At 6:45 I attended a critics screening of 13 Hours: The Secret Soldiers of Benghazi, which only just opens here on Thursday. I call it a "critics screening" to make it sound a bit fancier than it actually was. I was there because I'm a critic and had been invited for that reason, but for most of the others it was simply an advanced screening. As such, we got free popcorn and a soda. (Score.)
This was a perfectly timed screening as it would allow me to emerge from the 144-minute movie just in time for a 9 o'clock showing of How to Be Single, another movie I would be reviewing. In fact, depending on when you read this, links to my thoughts on both 13 Hours and Single should appear in the column to the right.
I had intended to use my AFCA card to secure a ticket to Single, as Monday is one of two nights (along with Wednesday) when the card is actually accepted at the Hoyts chain after 5 p.m. But as I spent enough time eating a couple of slices of pizza at the food court downstairs -- a dinner that seemed a bit superfluous once I realized there would be popcorn -- I forgot to go to the box office to pick up that ticket.
I thought I'd still have time to go pick one up, but when I powered on my phone after 13 Hours, it was already 9:13 p.m. I knew Single would still be in trailers or possibly even ads, but I also knew that descending an escalator and potentially waiting in line for my turn at the window would endanger the start of the movie. I never like to risk that, but when I'm reviewing something it seems like even less of an inviting proposition.
So I called on my old school instincts and began the hunt to find what screen it was playing on, since they don't post the movie titles outside. In fact, so concerned was I about missing the start that I didn't even use the bathroom -- despite having a lingering need to relieve myself that dated back to even before the start of 13 Hours.
Naturally, Single was the last one I tried. (Well of course it was the last one I tried, since I stopped looking after I found it, but it was also the last choice.) Before that I walked in on two foreign movies in the middle of their running times (Hoyts is devoted exclusively to blockbusters -- and to movies from Bollywood and Asian cinema), two empty screening rooms, and another movie that was about to start that turned out not to be How to Be Single. When I asked a guy in there if I'd indeed arrived at the right movie, he said, "I don't think so, no." Of course, he didn't tell me where I had actually ended up, so that will remain a mystery.

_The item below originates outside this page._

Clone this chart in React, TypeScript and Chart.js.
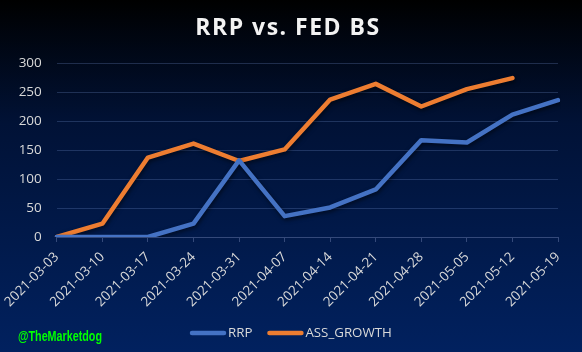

And naturally -- to anyone familiar with the elongated advertising block before your typical multiplex movie -- I still had two full trailers and part of a third to watch before the movie actually started. Fortunately, my bladder obliged me until the end without too much difficulty.
I felt a bit funny having to resort to my old criminal ways, those that were designed to let me see as many movies as possible in the theater without overly taxing my wallet. I mean, I'm legit now -- movie don't cost me anything without having to cheat the system. But then again, for that very reason, it wasn't really a criminal act after all. I wasn't going to pay for How to Be Single anyway; Hoyts was never going to collect and entry fee for me. The only difference is that now, there's no paper trail of my attendance in the form of a signed voucher.
But as funny as I felt, there was also something enjoyable about it. I used to love the comparatively victimless crime of a free second movie in a double feature, always assuaging whatever guilt arose by the knowledge that they'd be showing the movie whether I was sitting in one of the many empty seats or not. And I liked the minimal level of cleverness it required -- locating where the movie was playing without looking like that's what I was doing, walking confidently past various theater employees while secretly wondering if they identified me as a guy whose paid ticket had been ripped two hours earlier, and so on. It felt like a perfected trade skill, a professional necessity for the modern, unpaid film critic.
And one day I won't live here anymore, won't be able to flash a critics card to get me into movies for free.
Gotta keep those skills fresh, don't I?